[What the task asks]: Leave out the pictures, and write out exactly the lines from the beginning of the material to the line holding "61,62,63,64,65,66,67,68,69,70,71,72,73,74,75,76,77,78,79,80];", that line included, and nothing else.

[Supplied information]:
□ □ □
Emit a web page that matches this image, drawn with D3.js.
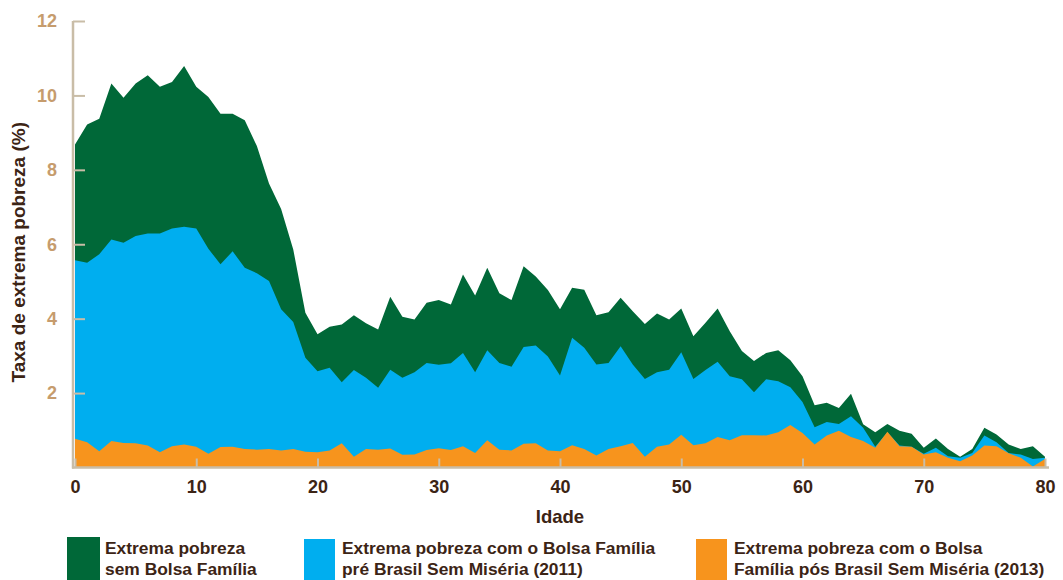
<!DOCTYPE html>
<html>
<head>
<meta charset="utf-8">
<script src="https://cdn.jsdelivr.net/npm/d3@7"></script>
<style>
  body { margin: 0; background: #fff; }
  svg text { font-family: 'Liberation Sans', Arial, sans-serif; font-weight: bold; }
</style>
</head>
<body>
<svg id="chart" width="1063" height="580"></svg>
<script>
// ages 0..80
const ages = [0,1,2,3,4,5,6,7,8,9,10,11,12,13,14,15,16,17,18,19,20,21,22,23,24,25,26,27,28,29,30,
  31,32,33,34,35,36,37,38,39,40,41,42,43,44,45,46,47,48,49,50,51,52,53,54,55,56,57,58,59,60,
  61,62,63,64,65,66,67,68,69,70,71,72,73,74,75,76,77,78,79,80];

// Extrema pobreza sem Bolsa Família
const semBolsa = [8.68,9.22,9.37,10.32,9.94,10.32,10.54,10.23,10.36,10.79,10.23,9.96,9.51,9.51,9.33,8.64,7.63,6.95,5.86,4.16,3.58,
  3.78,3.84,4.09,3.88,3.71,4.59,4.05,3.98,4.43,4.50,
  4.38,5.19,4.62,5.37,4.68,4.50,5.41,5.13,4.77,4.25,
  4.83,4.78,4.09,4.17,4.56,4.20,3.86,4.14,3.98,4.27,
  3.53,3.89,4.27,3.66,3.13,2.86,3.08,3.15,2.88,2.45,
  1.67,1.74,1.60,1.98,1.16,0.95,1.17,0.99,0.91,0.53,
  0.78,0.50,0.29,0.50,1.07,0.89,0.62,0.50,0.57,0.29];

// Extrema pobreza com o Bolsa Família pré Brasil Sem Miséria (2011)
const bolsa2011 = [5.57,5.50,5.73,6.13,6.04,6.22,6.29,6.29,6.42,6.47,6.42,5.88,5.46,5.81,5.37,5.22,5.01,4.25,3.91,2.95,2.59,
  2.68,2.29,2.62,2.41,2.14,2.63,2.41,2.56,2.81,2.76,
  2.80,3.08,2.56,3.15,2.81,2.71,3.24,3.28,2.98,2.47,
  3.49,3.22,2.77,2.81,3.26,2.77,2.38,2.56,2.63,3.10,
  2.38,2.62,2.84,2.45,2.37,2.02,2.37,2.32,2.16,1.76,
  1.08,1.22,1.17,1.38,1.07,0.56,0.95,0.59,0.56,0.37,
  0.53,0.30,0.26,0.39,0.86,0.68,0.39,0.35,0.23,0.26];

// Extrema pobreza com o Bolsa Família pós Brasil Sem Miséria (2013)
const bolsa2013 = [0.77,0.68,0.44,0.71,0.66,0.65,0.59,0.41,0.57,0.62,0.56,0.37,0.55,0.56,0.50,0.48,0.50,0.46,0.50,0.42,0.41,
  0.46,0.65,0.29,0.50,0.48,0.51,0.34,0.35,0.47,0.52,
  0.47,0.57,0.39,0.73,0.48,0.46,0.64,0.65,0.46,0.44,
  0.60,0.50,0.32,0.50,0.57,0.66,0.29,0.56,0.62,0.88,
  0.60,0.65,0.82,0.73,0.87,0.87,0.86,0.95,1.14,0.93,
  0.62,0.86,0.99,0.82,0.71,0.53,0.96,0.57,0.56,0.35,
  0.41,0.26,0.17,0.32,0.59,0.57,0.38,0.26,0.03,0.23];

const xTicks = [0,10,20,30,40,50,60,70,80];
const yTicks = [2,4,6,8,10,12];

const seriesNames = [
  ['Extrema pobreza', 'sem Bolsa Família'],
  ['Extrema pobreza com o Bolsa Família', 'pré Brasil Sem Miséria (2011)'],
  ['Extrema pobreza com o Bolsa', 'Família pós Brasil Sem Miséria (2013)']
];
const seriesColors = ['#006838', '#00aeef', '#f7941d'];

const axisColor = '#c9bda7';
const yLabelColor = '#c69c6d';
const textColor = '#3c2415';

class AreaChart {
  constructor(_config) {
    this.config = {
      parentElementSelector: _config.parentElementSelector,
      margin: _config.margin || { top: 21, right: 18, bottom: 112.5, left: 75 },
    };
    this.initVis();
  }

  initVis() {
    const m = this.config.margin;
    this.svg = d3.select(this.config.parentElementSelector);
    this.width = +this.svg.attr('width') - m.left - m.right;
    this.height = +this.svg.attr('height') - m.top - m.bottom;

    this.xScale = d3.scaleLinear().domain([0, 80]).range([0, this.width]);
    this.yScale = d3.scaleLinear().domain([0, 12]).range([this.height, 0]);

    this.chart = this.svg.append('g')
      .attr('transform', `translate(${m.left},${m.top})`);

    this.updateVis();
  }

  updateVis() {
    const vis = this;
    const series = [semBolsa, bolsa2011, bolsa2013];

    const area = d3.area()
      .x((d, i) => vis.xScale(ages[i]))
      .y0(vis.yScale(0))
      .y1(d => vis.yScale(d));

    // the areas overlap, each one starts at zero
    vis.chart.selectAll('path.area')
      .data(series)
      .join('path')
      .attr('class', 'area')
      .attr('fill', (d, i) => seriesColors[i])
      .attr('d', area);

    // y axis, ticks pointing inside
    const yAxis = d3.axisLeft(vis.yScale)
      .tickValues(yTicks)
      .tickSize(-12)
      .tickSizeOuter(0)
      .tickPadding(16);
    const yG = vis.chart.append('g')
      .attr('transform', 'translate(-2,0)')
      .call(yAxis);
    yG.select('.domain').remove();
    yG.selectAll('.tick line').attr('stroke', axisColor).attr('stroke-width', 2);
    yG.selectAll('.tick text')
      .attr('fill', yLabelColor)
      .attr('font-size', 18)
      .attr('font-family', null);
    yG.append('line')
      .attr('x1', 0).attr('x2', 0)
      .attr('y1', vis.yScale(12)).attr('y2', vis.yScale(0) + 1)
      .attr('stroke', axisColor).attr('stroke-width', 2.5);

    // x axis
    const xAxis = d3.axisBottom(vis.xScale)
      .tickValues(xTicks)
      .tickSize(-9)
      .tickSizeOuter(0)
      .tickPadding(13);
    const xG = vis.chart.append('g')
      .attr('transform', `translate(0,${vis.height})`)
      .call(xAxis);
    xG.select('.domain').remove();
    xG.selectAll('.tick line').attr('stroke', axisColor).attr('stroke-width', 2);
    xG.selectAll('.tick text')
      .attr('fill', textColor)
      .attr('font-size', 18)
      .attr('font-family', null);
    xG.append('line')
      .attr('x1', -3).attr('x2', vis.width + 4)
      .attr('y1', 0).attr('y2', 0)
      .attr('stroke', axisColor).attr('stroke-width', 2.5);

    // axis titles
    vis.chart.append('text')
      .attr('x', vis.width / 2)
      .attr('y', vis.height + 55)
      .attr('text-anchor', 'middle')
      .attr('fill', textColor)
      .attr('font-size', 18.5)
      .text('Idade');

    vis.chart.append('text')
      .attr('transform', `translate(-50,${vis.height / 2 + 8}) rotate(-90)`)
      .attr('text-anchor', 'middle')
      .attr('fill', textColor)
      .attr('font-size', 19)
      .text('Taxa de extrema pobreza (%)');

    // legend
    const legendX = [67, 304, 696];
    const legend = vis.svg.append('g').attr('class', 'legend');
    const items = legend.selectAll('g')
      .data(seriesNames)
      .join('g')
      .attr('transform', (d, i) => `translate(${legendX[i]},0)`);
    items.append('rect')
      .attr('x', 0).attr('y', (d, i) => (i === 0 ? 537 : 539))
      .attr('width', (d, i) => (i === 0 ? 33 : 31))
      .attr('height', 45)
      .attr('fill', (d, i) => seriesColors[i]);
    items.each(function (d, i) {
      const t = d3.select(this).append('text')
        .attr('fill', textColor)
        .attr('font-size', 17.4);
      t.append('tspan').attr('x', 38).attr('y', 554).text(d[0]);
      t.append('tspan').attr('x', 38).attr('y', 575).text(d[1]);
    });
  }
}

new AreaChart({ parentElementSelector: '#chart' });
</script>
</body>
</html>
□ □ □
[Exercise solution]:
Emit a web page that matches this image, drawn with D3.js.
<!DOCTYPE html>
<html>
<head>
<meta charset="utf-8">
<script src="https://cdn.jsdelivr.net/npm/d3@7"></script>
<style>
  body { margin: 0; background: #fff; }
  svg text { font-family: 'Liberation Sans', Arial, sans-serif; font-weight: bold; }
</style>
</head>
<body>
<svg id="chart" width="1063" height="580"></svg>
<script>
// ages 0..80
const ages = [0,1,2,3,4,5,6,7,8,9,10,11,12,13,14,15,16,17,18,19,20,21,22,23,24,25,26,27,28,29,30,
  31,32,33,34,35,36,37,38,39,40,41,42,43,44,45,46,47,48,49,50,51,52,53,54,55,56,57,58,59,60,
  61,62,63,64,65,66,67,68,69,70,71,72,73,74,75,76,77,78,79,80];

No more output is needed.